Open JHopeCollins opened 1 month ago
Thinking about longer term solutions to parallel outputting to solve this, here are some first thoughts on different options:
This is also relevant to #378 but posting here as this feels a more relevant place right now. Option 1 seems the most sensible to me ...
I think that it would be a lot more sustainable (for hpc installation etc) to move Gusto over to checkpoint files for IO, and then develop offline tools for transferring to and from netcdf as needed.
Of the three options that Tom identified, I agree that option 1 is the best. Option 2 gets around the out-of-memory errors but will scale poorly for larger jobs.
But, I do think that Colin's suggestion that checkpoint files are more sustainable. It would also by more Firedrake-onic (is that a word? Pythonic is.
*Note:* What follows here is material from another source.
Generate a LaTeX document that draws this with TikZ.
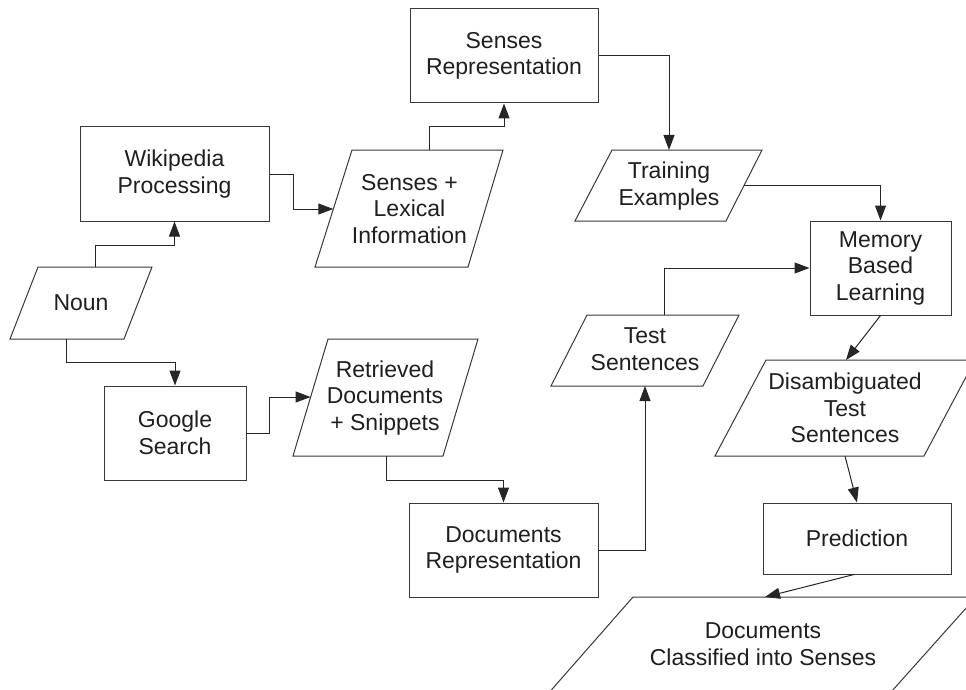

Fire-draconic maybe?), as well as being the more efficient and standard approach - dump data to disk as quickly as possible during the compute job when you're using lots of nodes, then do the postprocessing later on a smaller number of nodes.
It would also make it easier a) for other people who might have existing postprocessing workflows that use plain Firedrake rather than Gusto, and b) to compare to results from other Firedrake libraries.
As an aside, postprocessing large files from previous runs is one of the reasons most HPC machines have high memory nodes, which usually have at least twice the amount of RAM of the usual nodes. So that's one option for doing data processing that relies on reductions onto a single rank.
I'm going to stick my oar in here and disagree with @tommbendall and @JHopeCollins: I think option 1 is actually a bad idea as I don't think it will scale well on many systems, and it doesn't leverage any of the features of MPI-IO that enable the scalable writing of files. I think the "right" solution for scalability is either:
Use Firedrake HDF5 checkpointing as Colin suggested.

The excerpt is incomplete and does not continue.